Over the past year, I have written a few articles about being a working mother and raising my son with special needs. This is a topic that is close to my heart, as I can relate to some of the challenges that come along with working and raising a child.
Recently, I heard someone share their guilt for not being able to give more of their time at work. When I heard this, it bothered me. Something in my body jolted in anger, because I have been at this place. Trust me….I understand!
I am a teacher and for most of us, this requires a lot of planning and preparation. This usually takes place during our allotted preparation time, which is 40-45 minutes during the day. This really, isn’t enough time to complete the million things you need to do. So, some teachers decide to arrive before the school day starts and stay afterward.

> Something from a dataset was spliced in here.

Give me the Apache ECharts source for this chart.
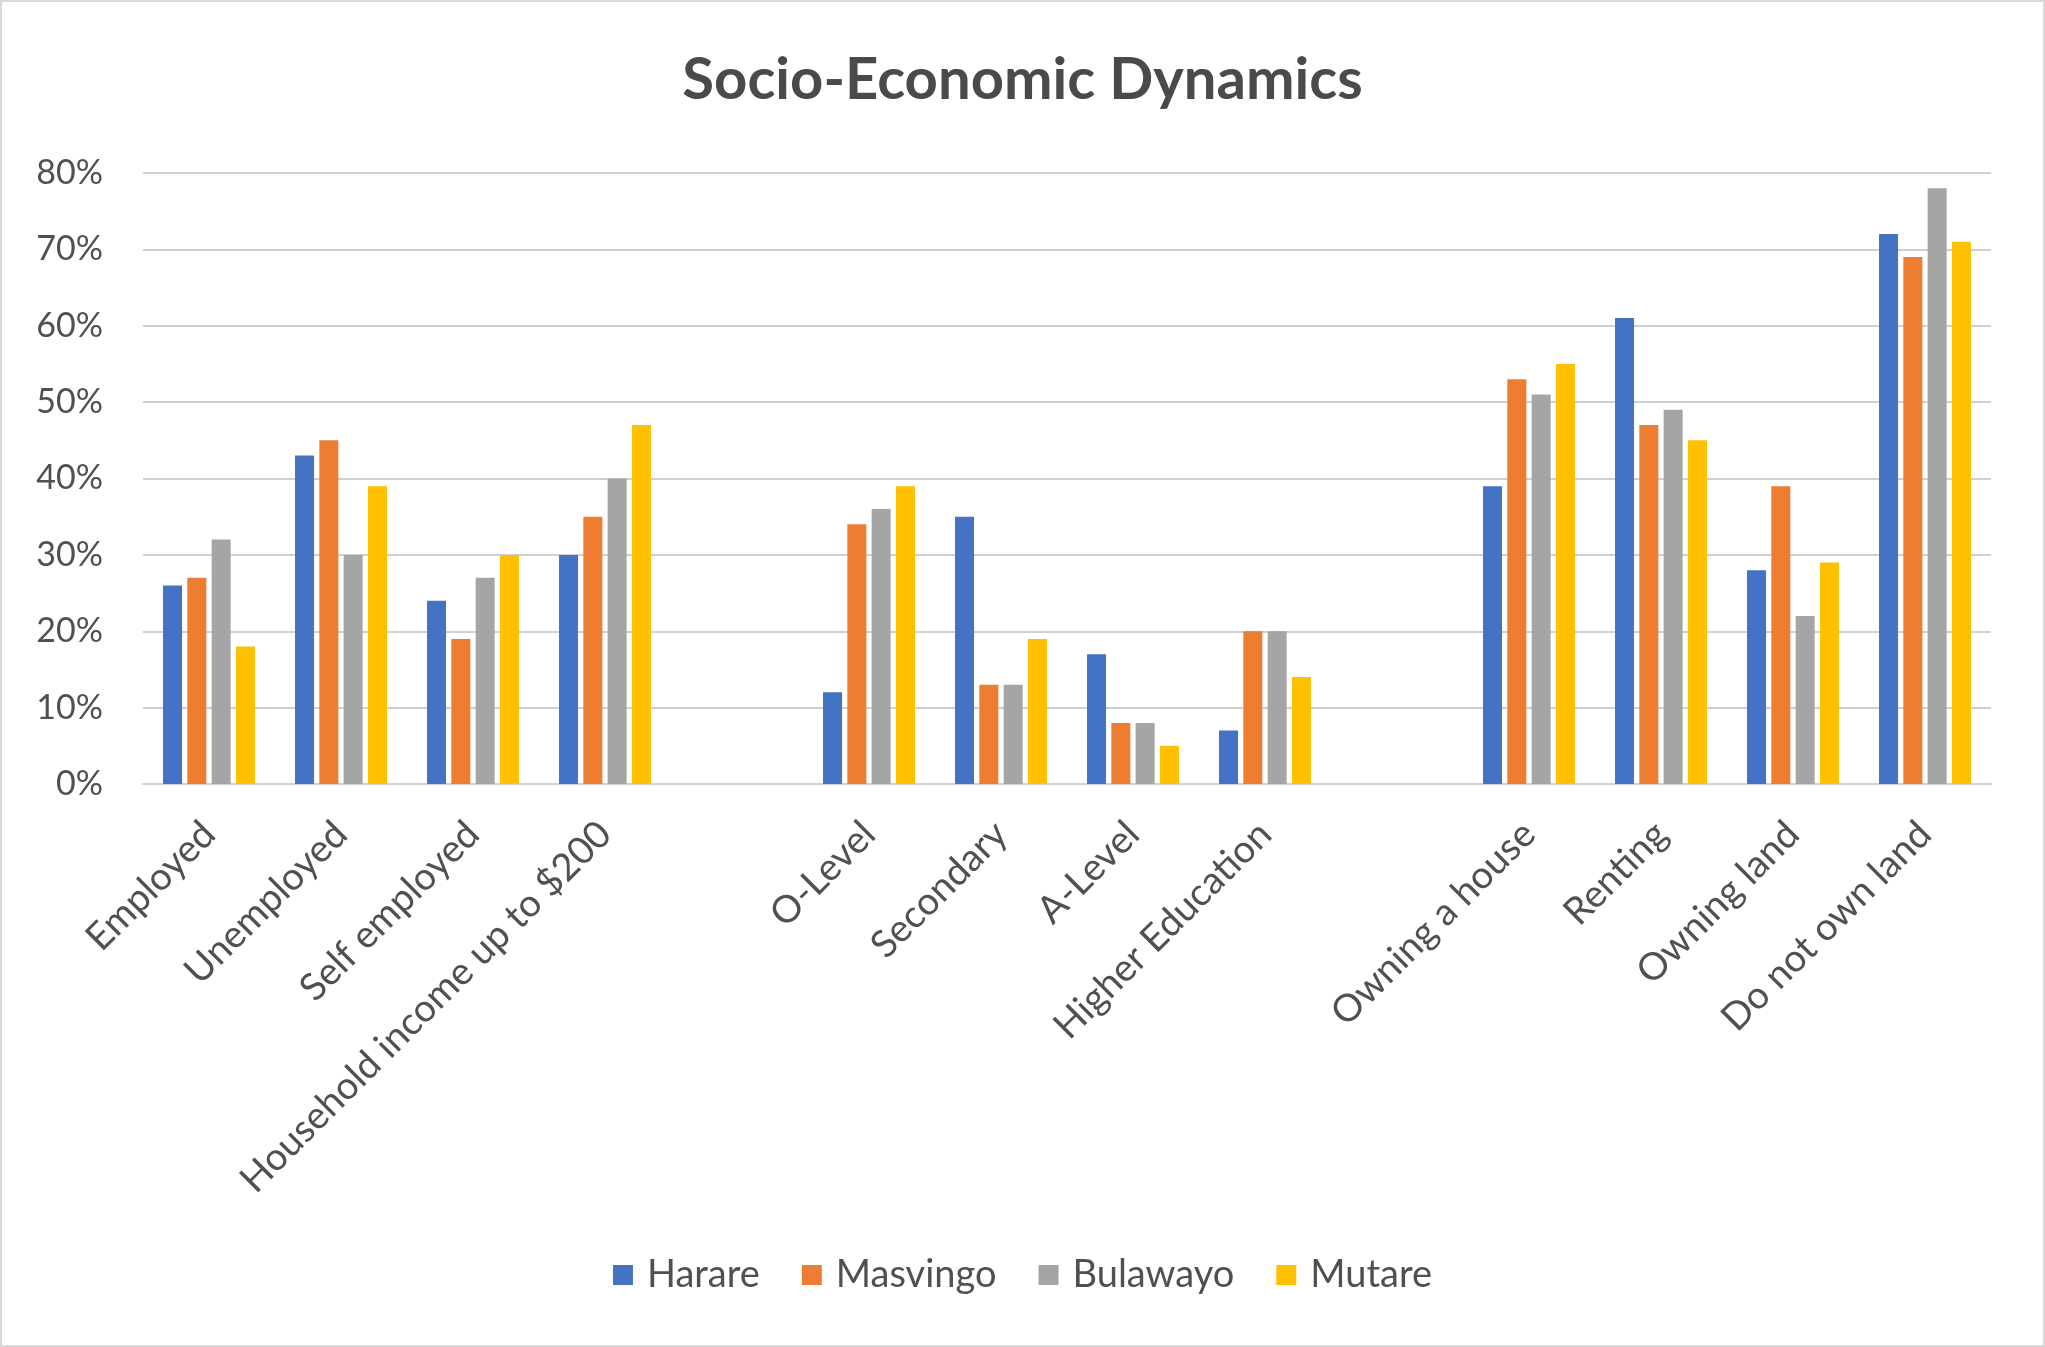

Many teachers at my school are there before the sunrise and some are there when the sun sets and it is dark. They are there so late, that I wonder, if they ever go home and if they have a sleeping bag or inflatable mattress and a change of clothes for the next work day. (Just kidding).
Well, over the years I didn’t have that flexibility of coming in early or staying late. I would arrive to work, at my required time because I had to place my son on the bus. When my day ended, I was collecting my belongings to rush out the door to pick Nate up from his bus. That was my life.
I will be honest, there were plenty of moments that I felt extremely guilty that I could not mirror those teachers that arrived early and stayed late. I felt bad that my grade partners were at work, and I was not. I even felt horrible because I could not help in any after school activities. I just couldn’t obligate myself, which caused guilt. It eventually made me think that my coworkers disliked me and that they believed I was not committed to the job as they were.
It took me a while to realize the following….
“This is my life.”
“I am a mother first and teacher second.”
“My child comes FIRST!”
I can’t come in early. I can’t stay at work for hours after the day is over. I have a son and he needs me.
So, to all of you moms who may feel guilty because you can’t do more at work, STOP IT! Stop the guilt.
Trust me when I say….
“You are doing the right thing in placing your children first.”